Median of two arrays

Getting the median of two sorted arrays in O(log(small_array_length)).

Sat Mar 14 2020

Did you know that it’s possible to get the median of two separate arrays of different lengths, even or odd, without ever merging them or sorting them? It’s something that is often asked in interviews and is also listed on Leetcode.com.

Median = the value that splits the array into two equal length partitions

The premise

Given two separate arrays that can have different lengths, overlapping values. There exists a solution to find the median across both arrays without sorting or merging the arrays.

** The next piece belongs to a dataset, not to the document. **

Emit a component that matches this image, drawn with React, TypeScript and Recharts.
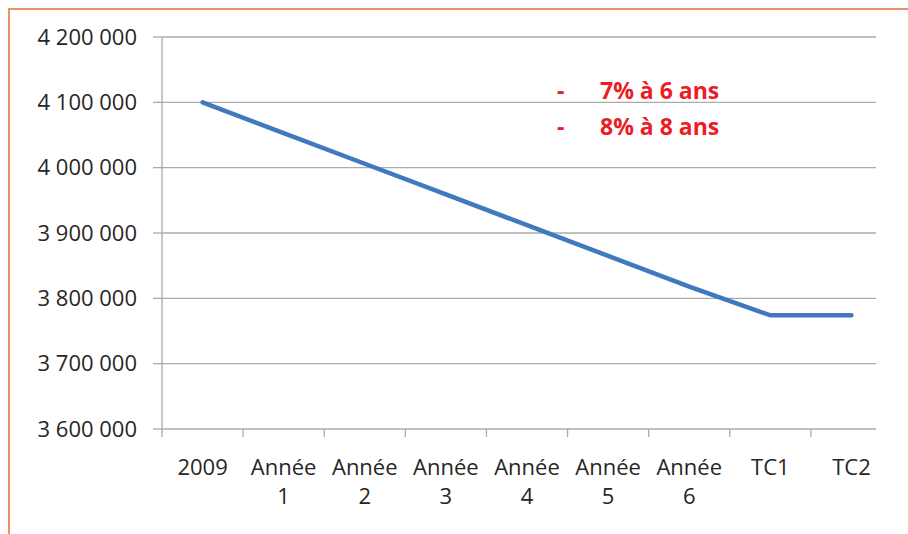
import React from "react";
import { LineChart, Line, XAxis, YAxis, CartesianGrid } from "recharts";

const categories = ["2009", "Année 1", "Année 2", "Année 3", "Année 4", "Année 5", "Année 6", "TC1", "TC2"];
const effectif = [4100000, 4053000, 4006000, 3959000, 3912000, 3865000, 3818000, 3774000, 3774000];
const yTicks = [3600000, 3700000, 3800000, 3900000, 4000000, 4100000, 4200000];
const notes = ["7% à 6 ans", "8% à 8 ans"];

const data = categories.map((name, i) => ({ name, value: effectif[i] }));

const W = 908;
const H = 534;
const FONT = "'Open Sans', 'DejaVu Sans', sans-serif";
const GRID = "#ababab";

const fmt = (v: number) => String(v).replace(/\B(?=(\d{3})+(?!\d))/g, " ");

function XTick({ x, y, payload }: any) {
  const half = payload?.offset ?? 40.5;
  const lines = String(payload.value).split(" ");
  return (
    <g>
      <line x1={x - half} x2={x - half} y1={y - 8} y2={y} stroke={GRID} strokeWidth={1.3} />
      <text x={x} y={y} textAnchor="middle" fontFamily={FONT} fontSize={22} fill="#262626">
        {lines.map((l, i) => (
          <tspan key={i} x={x} dy={i === 0 ? 38 : 29}>{l}</tspan>
        ))}
      </text>
    </g>
  );
}

function HLine(props: any) {
  const { x1, x2, y1, y2 } = props;
  return <line x1={x1} x2={x2 - 16} y1={y1} y2={y2} stroke={GRID} strokeWidth={1.3} />;
}

export default function App() {
  return (
    <div style={{ position: "absolute", left: 0, top: 0, width: W, height: H, overflow: "hidden", background: "#fff" }}>
      <div style={{ position: "absolute", left: 8, top: 8, width: W, height: H, borderLeft: "2px solid #e8926a", borderTop: "2px solid #e8926a" }} />
      <div style={{ position: "absolute", left: 0, top: 0 }}>
        <LineChart width={W} height={H} data={data} margin={{ top: 37, right: 16, left: 0, bottom: 0 }}>
          <CartesianGrid vertical={false} horizontal={(p: any) => <HLine key={p.key} {...p} />} />
          <XAxis dataKey="name" scale="band" axisLine={false} tickLine={false} tickSize={8} tickMargin={0}
            height={105} interval={0} tick={<XTick />} />
          <YAxis domain={[3600000, 4200000]} ticks={yTicks} width={162} tickFormatter={fmt}
            tickSize={9} tickMargin={16} axisLine={{ stroke: GRID, strokeWidth: 1.3 }}
            tickLine={{ stroke: GRID, strokeWidth: 1.3 }}
            tick={{ fontFamily: FONT, fontSize: 22, fill: "#262626" }} />
          <Line type="linear" dataKey="value" stroke="#4179be" strokeWidth={4.5} strokeLinecap="round"
            dot={false} activeDot={false} isAnimationActive={false} />
        </LineChart>
      </div>
      <svg width={W} height={H} style={{ position: "absolute", left: 0, top: 0, pointerEvents: "none" }}>
        {notes.map((n, i) => (
          <g key={n} fontFamily={FONT} fontSize={23} fontWeight={700} fill="#ed1c24">
            <text x={557} y={99 + i * 36}>-</text>
            <text x={600} y={99 + i * 36}>{n}</text>
          </g>
        ))}
      </svg>
    </div>
  );
}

Example 1 - an array that when combined has an odd length of 11

small_array = [1, 3, 8, 9, 15]
large_array = [7, 11, 18, 19, 21, 25]

The solution should find the same median 11 as if this array was merged and sorted

merged_sorted_array = [1, 3, 7, 8, 9, 11, 15, 18, 19, 21, 25]

Search for the first two partition points which satisfy the following conditions

  1. All elements to the left of the partition on small_array are smaller or equal to all elements on the right of the partition of large_array
  2. All elements to the left of the partition on large_array are smaller or equal to all elements on the right of the partition of small_array

Since both arrays are ordered in ascending order, checking all elements is unnecessary. The partition that satisfies the above on small_array and large_array is as follows.

1 3 8 9 | 15
7 11 | 18 19 21 25

9 is less than 18 and 11 is less than 15

Since the total number of elements in the combined array is odd we simply use the larger of the two numbers to the left of either partition as the median. This is 11.

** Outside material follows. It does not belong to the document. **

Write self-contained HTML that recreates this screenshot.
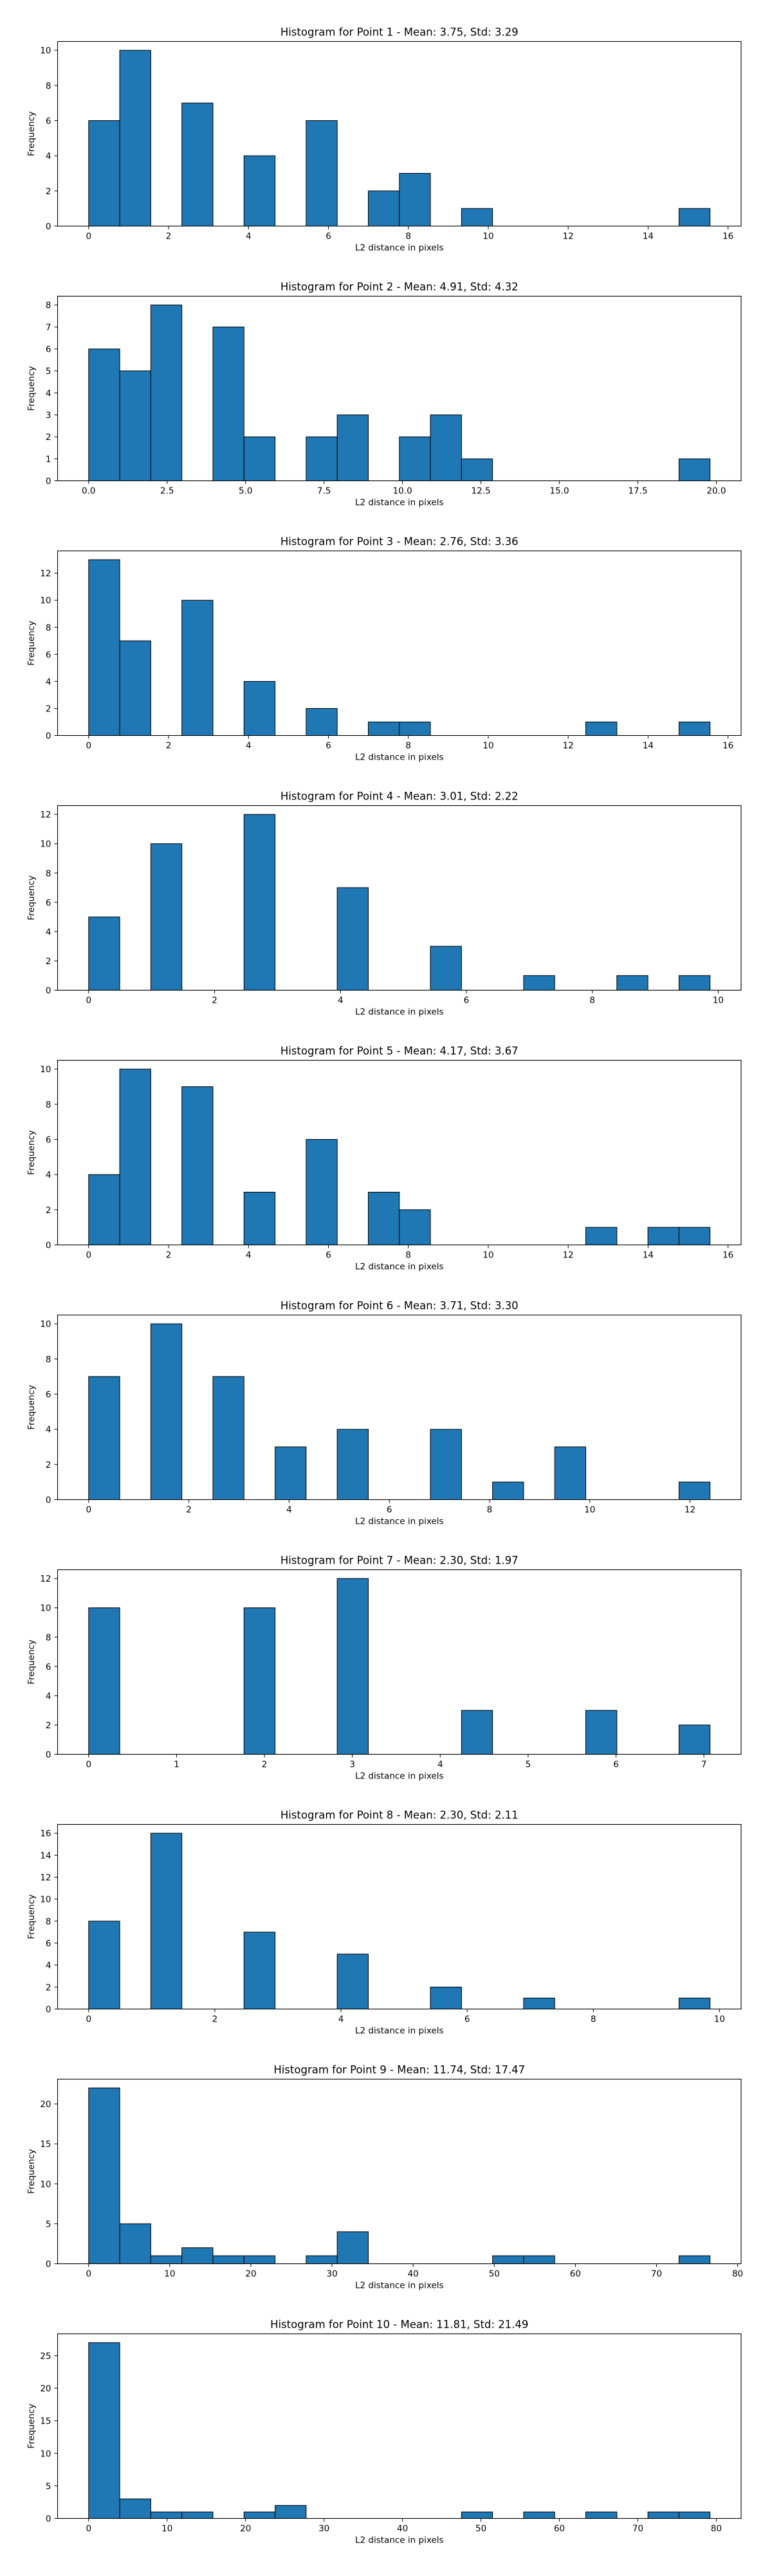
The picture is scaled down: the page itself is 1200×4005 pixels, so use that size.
<!DOCTYPE html>
<html><head><meta charset="utf-8"><style>
html,body{margin:0;padding:0;background:#fff;}
svg text{font-family:"DejaVu Sans","Liberation Sans",sans-serif;fill:#000;}
</style></head><body>
<svg id="fig" width="1200" height="4000" xmlns="http://www.w3.org/2000/svg"></svg>
<script>
// Data per panel
const titles = [
 "Histogram for Point 1 - Mean: 3.75, Std: 3.29",
 "Histogram for Point 2 - Mean: 4.91, Std: 4.32",
 "Histogram for Point 3 - Mean: 2.76, Std: 3.36",
 "Histogram for Point 4 - Mean: 3.01, Std: 2.22",
 "Histogram for Point 5 - Mean: 4.17, Std: 3.67",
 "Histogram for Point 6 - Mean: 3.71, Std: 3.30",
 "Histogram for Point 7 - Mean: 2.30, Std: 1.97",
 "Histogram for Point 8 - Mean: 2.30, Std: 2.11",
 "Histogram for Point 9 - Mean: 11.74, Std: 17.47",
 "Histogram for Point 10 - Mean: 11.81, Std: 21.49"
];
const dataMin = [0,0,0,0,0,0,0,0,0,0];
const dataMax = [15.55,19.8,15.55,9.87,15.55,12.4,7.07,9.85,76.6,79.2];
const counts = [
 [6,10,0,7,0,4,0,6,0,2,3,0,1,0,0,0,0,0,0,1],
 [6,5,8,0,7,2,0,2,3,0,2,3,1,0,0,0,0,0,0,1],
 [13,7,0,10,0,4,0,2,0,1,1,0,0,0,0,0,1,0,0,1],
 [5,0,10,0,0,12,0,0,7,0,0,3,0,0,1,0,0,1,0,1],
 [4,10,0,9,0,3,0,6,0,3,2,0,0,0,0,0,1,0,1,1],
 [7,0,10,0,7,0,3,0,4,0,0,4,0,1,0,3,0,0,0,1],
 [10,0,0,0,0,10,0,0,12,0,0,0,3,0,0,0,3,0,0,2],
 [8,0,16,0,0,7,0,0,5,0,0,2,0,0,1,0,0,0,0,1],
 [22,5,1,2,1,1,0,1,4,0,0,0,0,1,1,0,0,0,0,1],
 [27,3,1,1,0,1,2,0,0,0,0,0,1,0,1,0,1,0,1,1]
];
const xTicks = [
 [0,2,4,6,8,10,12,14,16],
 [0,2.5,5,7.5,10,12.5,15,17.5,20],
 [0,2,4,6,8,10,12,14,16],
 [0,2,4,6,8,10],
 [0,2,4,6,8,10,12,14,16],
 [0,2,4,6,8,10,12],
 [0,1,2,3,4,5,6,7],
 [0,2,4,6,8,10],
 [0,10,20,30,40,50,60,70,80],
 [0,10,20,30,40,50,60,70,80]
];
const xTickLabels = [
 ["0","2","4","6","8","10","12","14","16"],
 ["0.0","2.5","5.0","7.5","10.0","12.5","15.0","17.5","20.0"],
 ["0","2","4","6","8","10","12","14","16"],
 ["0","2","4","6","8","10"],
 ["0","2","4","6","8","10","12","14","16"],
 ["0","2","4","6","8","10","12"],
 ["0","1","2","3","4","5","6","7"],
 ["0","2","4","6","8","10"],
 ["0","10","20","30","40","50","60","70","80"],
 ["0","10","20","30","40","50","60","70","80"]
];
const yTicks = [
 [0,2,4,6,8,10],
 [0,1,2,3,4,5,6,7,8],
 [0,2,4,6,8,10,12],
 [0,2,4,6,8,10,12],
 [0,2,4,6,8,10],
 [0,2,4,6,8,10],
 [0,2,4,6,8,10,12],
 [0,2,4,6,8,10,12,14,16],
 [0,5,10,15,20],
 [0,5,10,15,20,25]
];

const NS = "http://www.w3.org/2000/svg";
const fig = document.getElementById('fig');
function mk(tag, attrs, parent){
  const e = document.createElementNS(NS, tag);
  for (const k in attrs) e.setAttribute(k, attrs[k]);
  parent.appendChild(e);
  return e;
}
const L = 89.5, R = 1152, H = 287, TOP0 = 64.5, PITCH = 396;
for (let p = 0; p < titles.length; p++) {
  const top = TOP0 + p*PITCH, bot = top + H;
  const g = mk('g', {}, fig);
  
  
  const lo = dataMin[p], hi = dataMax[p];
  const pad = (hi-lo)*0.05;
  const x = v => L + (v - (lo-pad)) / ((hi-lo)+2*pad) * (R-L);
  const ymax = Math.max(...counts[p]) * 1.05;
  const y = v => bot - v / ymax * H;
  const nb = counts[p].length, bw = (hi-lo)/nb;
  for (let i = 0; i < nb; i++) {
    const c = counts[p][i];
    const x0 = x(lo + i*bw), x1 = x(lo + (i+1)*bw);
    const r = mk('rect', {x:x0, y:y(c), width:x1-x0, height:bot-y(c), fill:'#1f77b4', stroke:'#000', 'stroke-width':1}, g);
    
    
  }
  const fr = mk('rect', {x:L, y:top, width:R-L, height:H, fill:'none', stroke:'#000', 'stroke-width':1.1}, g);
  
  
  xTicks[p].forEach((t, k) => {
    const xx = x(t);
    mk('line', {x1:xx, x2:xx, y1:bot, y2:bot+5, stroke:'#000', 'stroke-width':1}, g);
    const tx = mk('text', {x:xx, y:bot+20, 'font-size':13.5, 'text-anchor':'middle'}, g);
    tx.textContent = xTickLabels[p][k];
    
    
  });
  yTicks[p].forEach(t => {
    const yy = y(t);
    mk('line', {x1:L-5, x2:L, y1:yy, y2:yy, stroke:'#000', 'stroke-width':1}, g);
    const ty = mk('text', {x:L-10, y:yy+5, 'font-size':13.5, 'text-anchor':'end'}, g);
    ty.textContent = String(t);
    
    
  });
  const ti = mk('text', {x:(L+R)/2, y:top-9, 'font-size':16.5, 'text-anchor':'middle'}, g);
  ti.textContent = titles[p];
  
  
  const xl = mk('text', {x:(L+R)/2, y:bot+38, 'font-size':13.5, 'text-anchor':'middle'}, g);
  xl.textContent = 'L2 distance in pixels';
  
  
  const yc = (top+bot)/2;
  const yl = mk('text', {x:53, y:yc, 'font-size':13.5, 'text-anchor':'middle', transform:'rotate(-90 53 '+yc+')'}, g);
  yl.textContent = 'Frequency';
  
  
}
</script>
</body></html>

But how you do you find the partition that satisfies the above?

Since the goal of the median is to have an equal number of elements of both arrays on the left as on the right and have the median as the splitting value that divides the array equally.

This array is odd, there 6 elements on the left, 5 elements on the right therefore the median has to be one of the numbers on the left. If this number is plucked as the median there will be 5 elements on either side.

1 3 8 9 | 15
7 11 | 18 19 21 25

It’s impossible to have partitions of both arrays over to the right and find the median. Therefore it makes no sense to look in for a partition in this search space.

1 3 8 9 | 15
7 11 18 19 21 | 25

With this knowledge, it’s possible to ascertain that if you desire to move the small_array partition over to the right. You must move the large_array partition in the opposite direction to the same degree.

Example iterations

Iteration 1 - incorrect partitions
  • small_array is partitioned at index 2 which is decided by the number of elements in the search divided by 2 as a whole number e.g. 5 / 2 = 2.5 which is just 2 when the decimal is truncated
  • large_array is partitioned at index 4 which is decided by the total number of elements in both arrays + 1 divided by 2 minus the partition index of the small_array e.g. (11 + 1) / 2 - 2 = 4.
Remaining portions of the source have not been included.